Quem diria que, em 2025, apenas cogitar entrar naquele país já significa abrir mão de dez direitos e renunciar a cinco liberdades fundamentais? E que, se conseguir atravessar a fronteira —ou, sendo residente, decidir permanecer—, a pessoa terá de aceitar uma perda substancial em praticamente todos os direitos que lhe conferem as constituições liberal-democráticas.
O sujeito acorda em solo americano e lá se foram alguns de seus direitos individuais, pois o primeiro artigo da nova constituição afirma que Trump é o Estado e é ele quem decide sobre o que se pode falar e qual opinião se deve ter. Seus direitos sociais, inclusive os econômicos, tampouco permanecem intactos, porque é o Estado quem determina com quem se negocia, a que taxas e com quais produtos.
Nem preciso falar dos direitos de terceira geração —ao desenvolvimento, à paz e ao meio ambiente—, porque esses encontram hoje no governo americano o seu principal antagonista em nível global. Basta acreditar neles para ser considerado antiamericano.
A justiça internacional virou anedota, já que o segundo artigo da constituição trumpista estabelece que as leis dos Estados Unidos, interpretadas exclusivamente pelo governo, se sobrepõem a quaisquer normas nacionais ou decisões de organismos multilaterais.
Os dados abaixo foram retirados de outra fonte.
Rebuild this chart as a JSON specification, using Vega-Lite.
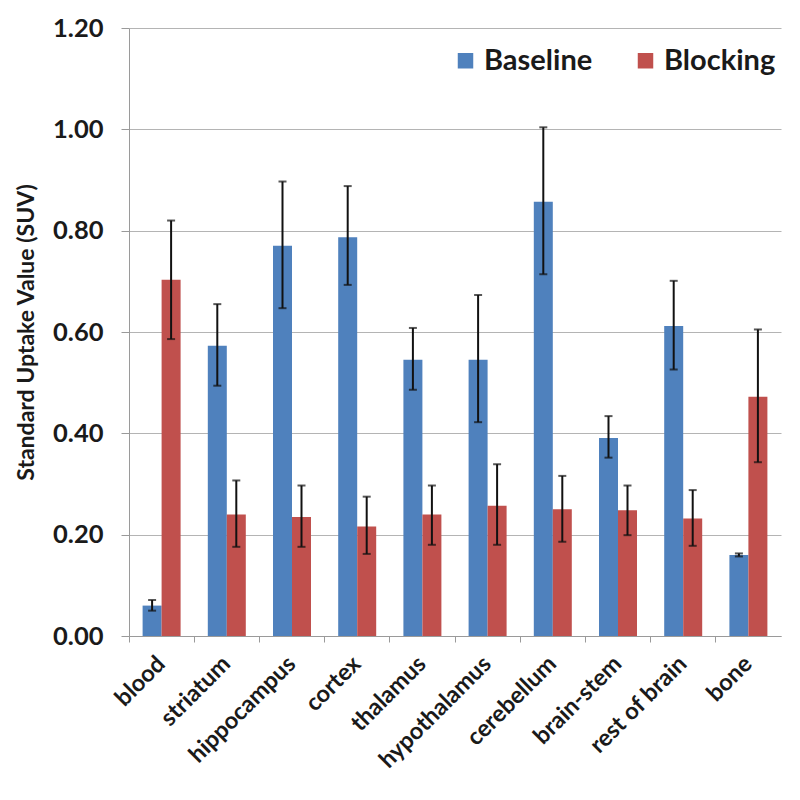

Se o presidente (vamos chamá-lo assim por falta de um título mais excelso) decide que perpetradores de crimes contra o Estado de Direito devem ser considerados democratas —como o húngaro Antal Rogán—, enquanto democratas são violadores de direitos humanos, não pode ser contestado. Basta um ato de Trump e tiranos viram democratas e democratas, déspotas —justificações não são necessárias, o presidente não deve explicações.
Em poucas semanas, juízes do Tribunal Penal Internacional e da Suprema Corte do Brasil —que ousaram julgar genocidas ou golpistas sob a proteção do presidente— foram eles próprios julgados e condenados no único tribunal que realmente conta na galáxia: o arbítrio de Trump. Netanyahu e Bolsonaro são uns santos, os juízes que os julgam, monstros.
Decisão inquestionável, sanções imediatas. E só uma pessoa no planeta pode arbitrar a dosimetria. Imaginem quem.
Todos os condenados estão sujeitos às únicas leis que agora valem incondicionalmente para todos os cidadãos do planeta. Da decisão não cabe recurso; ao contrário, qualquer reação é tratada como agravante. O caso das tarifas ilustra bem: anuncia-se 50%. "Mas, se o país reagir, aumentarei para 100%, 1.000%, até onde eu quiser."
O mesmo vale para quem ousar desafiar o édito que transforma um tribunal ou indivíduo em pária do sistema financeiro: quem oferecer guarida a um "criminoso" segundo a lei de Trump será severamente punido. O braço longo da lei americana alcançará o dissidente, sua família e seus amigos onde quer que estejam. Fronteiras, magistrados e leis nacionais não bastarão para poupá-los. O mundo inteiro vive sob a regra infantil de mãe de chinelo na mão ameaçando: "Se correr é pior".
De longe, o mais grave é a constatação de que, pela primeira vez em 80 anos, no clube das três superpotências não resta uma democracia funcional. E isso altera um equilíbrio delicado, mas essencial, que desde 1945 permitiu que as democracias prosperassem.
Mudanças eram esperadas, mas em outra direção. Muitos apostaram na democratização da Rússia após o esfacelamento da União Soviética. Outros acreditaram que a economia de mercado, dominada com eficiência pela China, suavizaria sua ditadura. Nada disso ocorreu.
O inesperado foi a "desdemocratização" dos Estados Unidos —e a velocidade vertiginosa com que a erosão avançou, sem encontrar resistências, num país repleto de instituições criadas justamente para conter o absolutismo. Em outras palavras: ninguém esperava ver os Estados Unidos transformados naquilo que, por oito décadas, sua retórica denunciou como características dos "regimes inimigos da liberdade".
É daí que surgem os paradoxos do presente. De repente, um regime liberticida como a China parece a fada sensata diante do caos produzido por Trump nas relações internacionais. E até Putin, sanguinário e perigoso, que "apenas" deseja anexar um vizinho, parece menos ameaçador por deter uma fração mínima do poder do americano.